Border problems are still a national crisis
18 hours ago
Diana West
The Sentinel
About a dozen news cycles ago, Americans seemed horrified by the border crisis -- horrified by the tens of thousands of illegal aliens, many of them minors, crashing across the southern border.
These aliens were heading not into no man's land and then deportation, but straight into the United States of Obamaland, an awaiting federal superstructure where travel, housing, health care, education, legal aid and even "amnesty" were promised for all, probably forever, and gratis. It's hard not to see this ongoing episode as a federally organized invasion of the nation paid for by the U.S. taxpayer.
And now? The focus has weakened since the feds and their federally financed "religious charities" dispersed many thousands of border-crashers across the country. The "national crisis" story has fractured into innumerable local stories about classroom chaos as teachers grapple with as many as 20 Spanish dialects per school, or outbreaks of dangerous "mystery" viruses (common to Central America, but don't mention it). The national crisis, however, still exists. Our national border is no barrier between the United States and Mexico.
This is not solely due to having insufficient numbers of border agents and other defenders. More would help, of course, and I believe the military should be deployed along our southern border. The main problem, though, is that deep in the minds of our elected officials and entrenched bureaucracies, the concept of a border doesn't exist.
A crisis of ideology is the real crisis, not the illegal masses, not even the transnational drug cartels and terrorists among them. All such threats are beatable or deportable, and thus surmountable -- if, that is, there was sufficient political will to defend the border that defines the nation. But, the magnificent exception of Sen. Jeff Sessions, R-Ala., and a few other stalwarts aside, there isn't such will.
Our political elites display the globalist's contempt for the national border -- for boundaries in general -- and that's what puts the American people in peril. It is this same zealotry that sees no reason to prevent travelers from Ebola-stricken countries from deplaning into the nation's airports and cities -- and no reason not to deploy U.S. troops on possible suicide missions to Ebola hot spots.
Such attitudes, though, are also reflected in the wider culture. In fact, one outlook can't exist without the other. Americans would never tolerate, let alone elect, officials who didn't defend our borders unless they, too, believed in, or had been conditioned to acquiesce to highly complementary ideologies.
Without boundaries, anything, practically, goes. Profanity is as common in the boardroom as it is in the locker room.

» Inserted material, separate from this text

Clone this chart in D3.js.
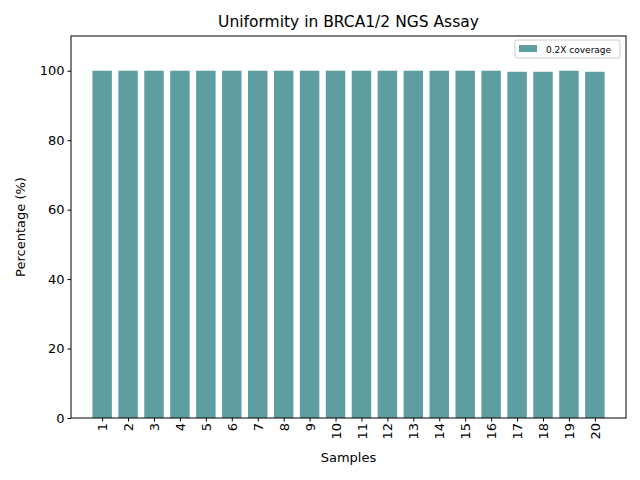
<!DOCTYPE html>
<html><head><script src="https://d3js.org/d3.v7.min.js"></script>
<style>body{margin:0}text{font-family:"DejaVu Sans",sans-serif}</style></head>
<body><svg id="c" width="640" height="480"></svg>
<script>
var samples = d3.range(1, 21).map(String);
var coverage = [100,100,100,100,100,100,100,100,100,100,100,100,100,100,100,100,99.7,99.7,100,99.7];
var yTicks = [0,20,40,60,80,100];

var m = {l:71, r:626, t:36, b:418};
var svg = d3.select('#c');
var x = d3.scaleLinear().domain([-1.2, 20.2]).range([m.l, m.r]);
var y = d3.scaleLinear().domain([0, 110]).range([m.b, m.t]);
var bw = (x(1) - x(0)) * 0.75;

svg.selectAll('rect.bar').data(coverage).enter().append('rect')
  .attr('x', (d,i) => x(i) - bw/2).attr('width', bw)
  .attr('y', d => y(d)).attr('height', d => y(0) - y(d))
  .attr('fill', '#5f9ea0');

var xa = svg.append('g').attr('transform', 'translate(0,' + m.b + ')')
  .call(d3.axisBottom(x).tickValues(d3.range(20)).tickFormat(i => samples[i]).tickSizeOuter(0).tickSize(3.5));
xa.selectAll('text').attr('transform', 'rotate(-90)').attr('text-anchor', 'end')
  .attr('x', -5).attr('y', 0).attr('dy', '0.35em').style('font-size', '13px').attr('fill', '#000');
var ya = svg.append('g').attr('transform', 'translate(' + m.l + ',0)')
  .call(d3.axisLeft(y).tickValues(yTicks).tickSizeOuter(0).tickSize(3.5));
ya.selectAll('text').style('font-size', '13px').attr('fill', '#000');
svg.selectAll('.domain').remove();
svg.append('rect').attr('x', m.l).attr('y', m.t).attr('width', m.r - m.l).attr('height', m.b - m.t)
  .attr('fill', 'none').attr('stroke', '#000').attr('stroke-width', 1);

svg.append('text').attr('x', (m.l+m.r)/2).attr('y', 27).attr('text-anchor', 'middle')
  .style('font-size', '15.5px').text('Uniformity in BRCA1/2 NGS Assay');
svg.append('text').attr('x', (m.l+m.r)/2).attr('y', 462).attr('text-anchor', 'middle')
  .style('font-size', '13px').text('Samples');
svg.append('text').attr('transform', 'translate(25,' + (m.t+m.b)/2 + ') rotate(-90)').attr('text-anchor', 'middle')
  .style('font-size', '13px').text('Percentage (%)');

var lg = svg.append('g').attr('transform', 'translate(515,40)');
lg.append('rect').attr('width', 105).attr('height', 18).attr('rx', 2)
  .attr('fill', '#fff').attr('stroke', '#ccc');
lg.append('rect').attr('x', 4).attr('y', 5).attr('width', 18).attr('height', 7).attr('fill', '#5f9ea0');
lg.append('text').attr('x', 31).attr('y', 12.5).style('font-size', '9px').text('0.2X coverage');
</script></body></html>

Sex, as in male or female, is no limit to sexual identity.
"Appropriate" is a lost continent. Closets are open. Taboo is taboo. Public life and private life are indistinguishable. Homes are as permeable to media coming in as lives are open to social media going out. It is the convention to observe no convention. In sum, where there are no lines, there is increasingly no will to draw the line.
That goes for the national border as well. After all, how can a society that can't draw the line turn out leaders who enforce the border? Open borders and federally welcomed invaders keep some of us awake at night, but I hear no widespread clamor for basic national protection. Maybe we've just lost the instinct. Look how we meet the current outbreak of jihad -- costly, ineffective bombing campaigns thousands of miles away while our own border remains perilously porous!
"If you really want to protect Americans from ISIS, you secure the southern border. It's that simple," Rep. Duncan Hunter, R-Calif., recently and so very refreshingly told Fox News' Greta Van Susteren. Hunter continued: "ISIS doesn't have a navy, they don't have an air force, they don't have nuclear weapons. The only way that ISIS is going to harm Americans is by coming in through the southern border -- which they already have."
That's defining the threat and offering the patriotic solution both: Defend the U.S. border.